Let's remove all tabs and linebreaks.

In [37]:
text = re.sub(r'\r', '', text)
text = re.sub(r'\n', ' ', text)

## Tokenization
### Sentences
First let's parse the text as sentences using NLTK.

In [39]:
from nltk.tokenize import sent_tokenize

In [40]:
sentences = sent_tokenize(text)

In [43]:
print(sentences[0])
print(sentences[1])

     THE FLAX   THE flax was in full bloom; it had pretty little blue flowers, as delicate as the wings of a moth.
The sun shone on it and the showers watered it; and this was as good for the flax as it is for little children to be washed and then kissed by their mothers.


The first one is not good, it includes the story title.

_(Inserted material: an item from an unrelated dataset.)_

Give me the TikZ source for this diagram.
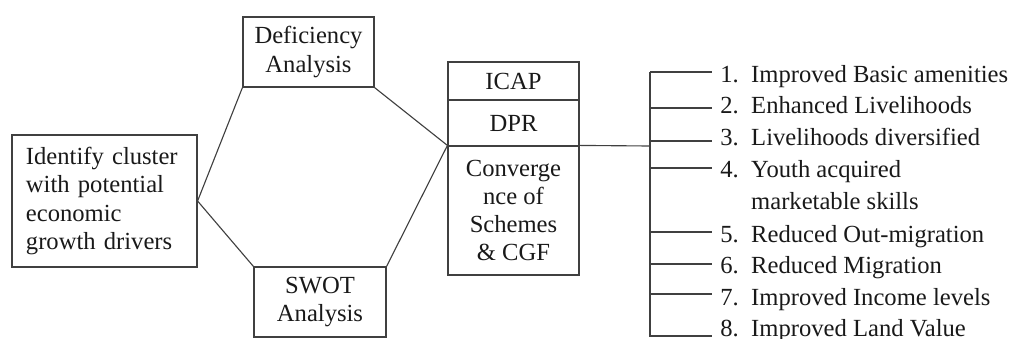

I will noth bother with this at the moment though.

### Words

In [66]:
from nltk.tokenize import word_tokenize

In [69]:
sentences = list(map(word_tokenize, sentences))

In [73]:
print(sentences[1])

['The', 'sun', 'shone', 'on', 'it', 'and', 'the', 'showers', 'watered', 'it', ';', 'and', 'this', 'was', 'as', 'good', 'for', 'the', 'flax', 'as', 'it', 'is', 'for', 'little', 'children', 'to', 'be', 'washed', 'and', 'then', 'kissed', 'by', 'their', 'mothers', '.']


# N-Gram model

## Constructing n-grams from the setnences
Let's try the nltk ngrams package

In [74]:
from nltk import ngrams

In [88]:
trigrams = list(map(lambda x: list(ngrams(x, 3)), sentences))

In [89]:
trigrams[1]

[('The', 'sun', 'shone'),
 ('sun', 'shone', 'on'),
 ('shone', 'on', 'it'),
 ('on', 'it', 'and'),
 ('it', 'and', 'the'),
 ('and', 'the', 'showers'),
 ('the', 'showers', 'watered'),
 ('showers', 'watered', 'it'),
 ('watered', 'it', ';'),
 ('it', ';', 'and'),
 (';', 'and', 'this'),
 ('and', 'this', 'was'),
 ('this', 'was', 'as'),
 ('was', 'as', 'good'),
 ('as', 'good', 'for'),
 ('good', 'for', 'the'),
 ('for', 'the', 'flax'),
 ('the', 'flax', 'as'),
 ('flax', 'as', 'it'),
 ('as', 'it', 'is'),
 ('it', 'is', 'for'),
 ('is', 'for', 'little'),
 ('for', 'little', 'children'),
 ('little', 'children', 'to'),
 ('children', 'to', 'be'),
 ('to', 'be', 'washed'),
 ('be', 'washed', 'and'),
 ('washed', 'and', 'then'),
 ('and', 'then', 'kissed'),
 ('then', 'kissed', 'by'),
 ('kissed', 'by', 'their'),
 ('by', 'their', 'mothers'),
 ('their', 'mothers', '.')]

In [81]:
from functools import reduce

In [90]:
trigrams = reduce(lambda x, y: x + y, trigrams)

In [87]:
len(trigrams)

72109

## Implementing a generative model

In [107]:
class NGrams():
    def __init__(self, n):
        self.n = n
        
    def fit(self, sentences):
        self.grams = []
        for i in range(1, self.n+1):
            grams = list(map(lambda x: list(ngrams(x, i)), sentences))
            grams = reduce(lambda x, y: x + y, grams)
            self.grams.append(grams)
        

In [108]:
trigram = NGrams(3)

In [109]:
trigram.fit(sentences)

In [112]:
trigram.grams[2][:10]

[('THE', 'FLAX', 'THE'),
 ('FLAX', 'THE', 'flax'),
 ('THE', 'flax', 'was'),
 ('flax', 'was', 'in'),
 ('was', 'in', 'full'),
 ('in', 'full', 'bloom'),
 ('full', 'bloom', ';'),
 ('bloom', ';', 'it'),
 (';', 'it', 'had'),
 ('it', 'had', 'pretty')]